A guest post by my friend Aimee

I offered to write something on gratitude
But I had no idea how difficult it would be to put into 1000 words or less,
The overwhelming amount that I feel
When I tried, I sounded like an annoying Pollyanna
I made myself a little sick reading what I’d written
Perspective is everything so I will attempt to give you mine

At the age of 35 I nearly died
I had a large aortic aneurysm
It was so large none of the medical professionals who saw it had ever seen one that big
A tech administering my follow-up echo after surgery said, “Oh I’m sure people have had aneurysms as large, they just died before they made it to the hospital.”
The emotional fall out for me was huge
I suffered anxiety, depression and I ended an 11 year relationship with my son’s Father.

At 36 the same disease that attacked my heart, attacked my eyes and I went legally blind for a period of time.
I was finally diagnosed with an often fatal, auto-immune disease and I spent the year fighting for my vision, my life, and custody of my child.
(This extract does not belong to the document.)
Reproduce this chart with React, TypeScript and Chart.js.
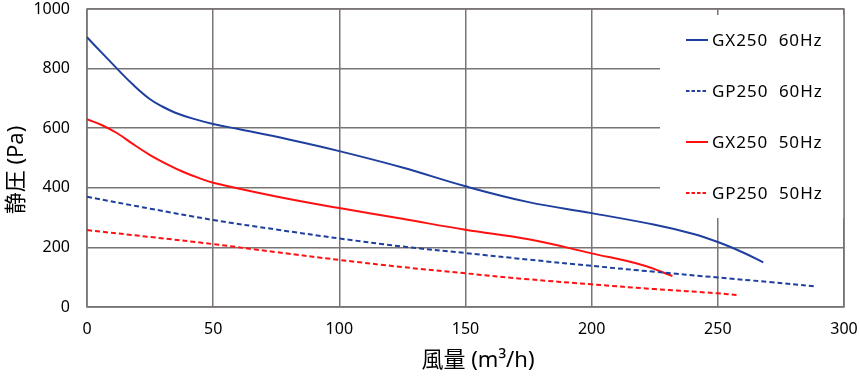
import React, { useEffect, useRef } from "react";
import { Chart, registerables } from "chart.js";

Chart.register(...registerables);

const gx60X = [0, 6, 12, 18, 25, 30, 35, 42, 50, 60, 80, 100, 125, 150, 175, 200, 225, 240, 250, 260, 268];
const gx60Y = [905, 852, 799, 748, 697, 672, 652, 632, 614, 597, 562, 523, 468, 405, 352, 315, 276, 246, 218, 183, 150];

const gp60X = [0, 25, 50, 75, 100, 125, 150, 175, 200, 225, 250, 270, 288];
const gp60Y = [370, 330, 292, 260, 230, 203, 181, 159, 138, 118, 99, 84, 70];

const gx50X = [0, 6, 12, 18, 25, 32, 38, 44, 50, 75, 100, 125, 150, 175, 200, 220, 232];
const gx50Y = [630, 610, 583, 548, 510, 478, 454, 434, 417, 371, 332, 296, 259, 227, 180, 141, 104];

const gp50X = [0, 25, 50, 75, 100, 125, 150, 175, 200, 225, 250, 258];
const gp50Y = [258, 235, 211, 184, 158, 134, 113, 93, 76, 60, 46, 40];

const yTicks = [0, 200, 400, 600, 800, 1000];
const xTicks = [0, 50, 100, 150, 200, 250, 300];

const seriesNames = ["GX250  60Hz", "GP250  60Hz", "GX250  50Hz", "GP250  50Hz"];
const xTitle = "風量 (m³/h)";
const yTitle = "静圧 (Pa)";

const BLUE = "#1f3f9f";
const RED = "#ff1010";
const GRID = "#7a7575";
const FONT = '"Noto Sans", "Noto Sans CJK JP", sans-serif';

const pts = (xs: number[], ys: number[]) => xs.map((x, i) => ({ x, y: ys[i] }));

export default function App() {
  const ref = useRef<HTMLCanvasElement>(null);
  useEffect(() => {
    if (!ref.current) return;
    const styles = [
      { color: BLUE, dash: [] as number[] },
      { color: BLUE, dash: [5, 3] },
      { color: RED, dash: [] as number[] },
      { color: RED, dash: [5, 3] },
    ];
    const overlay = {
      id: "overlay",
      beforeDatasetsDraw(chart: any) {
        const ctx = chart.ctx;
        const a = chart.chartArea;
        ctx.save();
        ctx.fillStyle = "#ffffff";
        ctx.fillRect(660, a.top + 6, a.right - 660, 218 - a.top - 6);
        ctx.strokeStyle = GRID;
        ctx.lineWidth = 1.5;
        ctx.strokeRect(a.left, a.top, a.right - a.left, a.bottom - a.top);
        const ys = [40, 91, 142, 193];
        ctx.font = "17px " + FONT;
        try { (ctx as any).letterSpacing = "0.9px"; } catch (e) {}
        ctx.textBaseline = "middle";
        ctx.textAlign = "left";
        seriesNames.forEach((n, i) => {
          ctx.beginPath();
          ctx.strokeStyle = styles[i].color;
          ctx.lineWidth = 2;
          ctx.setLineDash(styles[i].dash.length ? [3.5, 2] : []);
          ctx.moveTo(686, ys[i]);
          ctx.lineTo(708, ys[i]);
          ctx.stroke();
          ctx.setLineDash([]);
          ctx.fillStyle = "#000";
          ctx.fillText(n, 712, ys[i] + 1);
        });
        try { (ctx as any).letterSpacing = "0px"; } catch (e) {}
        ctx.restore();
      },
      afterDraw(chart: any) {
        const ctx = chart.ctx;
        ctx.save();
        ctx.fillStyle = "#000";
        ctx.font = "22px " + FONT;
        ctx.textAlign = "center";
        ctx.textBaseline = "middle";
        ctx.fillText(xTitle, 478, 361);
        ctx.translate(17, 170);
        ctx.rotate(-Math.PI / 2);
        ctx.fillText(yTitle, 0, 0);
        ctx.restore();
      },
    };
    const chart = new Chart(ref.current, {
      type: "line",
      data: {
        datasets: [
          { label: seriesNames[0], data: pts(gx60X, gx60Y) },
          { label: seriesNames[1], data: pts(gp60X, gp60Y) },
          { label: seriesNames[2], data: pts(gx50X, gx50Y) },
          { label: seriesNames[3], data: pts(gp50X, gp50Y) },
        ].map((d, i) => ({
          ...d,
          borderColor: styles[i].color,
          backgroundColor: styles[i].color,
          borderDash: styles[i].dash,
          borderWidth: 2,
          pointRadius: 0,
          tension: 0.4,
          fill: false,
        })),
      },
      options: {
        responsive: false,
        animation: false,
        layout: { autoPadding: false, padding: { top: 9, right: 16, left: 0, bottom: 0 } },
        plugins: { legend: { display: false }, tooltip: { enabled: false }, title: { display: false } },
        scales: {
          x: {
            type: "linear",
            min: xTicks[0],
            max: xTicks[xTicks.length - 1],
            afterBuildTicks: (s: any) => { s.ticks = xTicks.map((v) => ({ value: v })); },
            ticks: { color: "#000", font: { size: 16, family: FONT }, padding: 13, maxRotation: 0, callback: (v: any) => String(v) },
            grid: { color: GRID, lineWidth: 1.5, drawTicks: false },
            border: { display: false },
            afterFit: (s: any) => { s.height = 73; s.paddingLeft = 0; s.paddingRight = 0; },
          },
          y: {
            min: yTicks[0],
            max: yTicks[yTicks.length - 1],
            afterBuildTicks: (s: any) => { s.ticks = yTicks.map((v) => ({ value: v })); },
            ticks: { color: "#000", font: { size: 16, family: FONT }, padding: 17, callback: (v: any) => String(v) },
            grid: { color: GRID, lineWidth: 1.5, drawTicks: false },
            border: { display: false },
            afterFit: (s: any) => { s.width = 87; s.paddingTop = 0; s.paddingBottom = 0; },
          },
        },
      },
      plugins: [overlay],
    });
    return () => chart.destroy();
  }, []);
  return (
    <div style={{ position: "fixed", left: 0, top: 0, width: 860, height: 380, background: "#fff" }}>
      <canvas ref={ref} width={860} height={380} style={{ display: "block" }} />
    </div>
  );
}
It was the year I turned 37, just after going blind, that I lost everything, but also gained everything
I could no longer work, I was in court trying to keep my child at least once a month, and I was in and out of the hospital and doctors offices just as often
For the first time in my life, probably since the age of 15, I had to rely heavily on others
I felt helpless and lost all sense of independence
My parents drove me everywhere and I was financially dependent on my boyfriend
I did not feel like an adult
But I was incredibly grateful to be surrounded by friends and family so willing to give and do so much for me.  It was during that time of dependence and vulnerability that I started to see and appreciate just how much good there was in my life

I am 38
Custody has been resolved and although my disease is not in remission, I can see enough to drive again
And I am starting to feel better overall
I don’t spend most of my days sick in bed or on the couch and I am able to help around the house, cook and run errands, lessening the burden on my now fiancé
He, supported, cooked, cleaned, and carried me through last year
He did not sign up for this at all
He met a very independent woman who never wanted to lean on anyone
And less than a year into the relationship he had to do everything for me and he did it all without question or a single complaint
My Father, who was never a person on which I could rely
Suddenly became a person on whom I could rely
And a lot of my childhood wounds, feeling abandoned by him, were finally healed
The number of friends and family who stood by, while I was humbled with weakness
And offered emotional support, kindness, and generosity overwhelms me
Last year taught me about the goodness in humanity
Even though it was a lesson taught through the most trying of times
I’m thankful for it
I view the horrible year, as a gift
It changed me and it changed how I conduct myself
I am a better person and I’m happier
My perspective on life has completely changed
And for that, I have nothing but gratitude

photo aimee

Aimee is a writer, and a mother of two boys, a dog, a cat, and five chickens.  She’d like to write prose, but each time she tries, she writes poetry.  Her hair is the color of corn at harvest, and her laughter makes each snapshot of her…perfectly, beautifully Aimee.

Aimee and I have been friends for nearly nine years, but have yet to  meet in person.  She is, and always has been, an inspiration to me, and my admiration for her grows all the time.
Throughout the month of November, I will be posting stories of change, gratitude, forgiveness, and grace — both my own words, and the tales of carefully selected guest voices.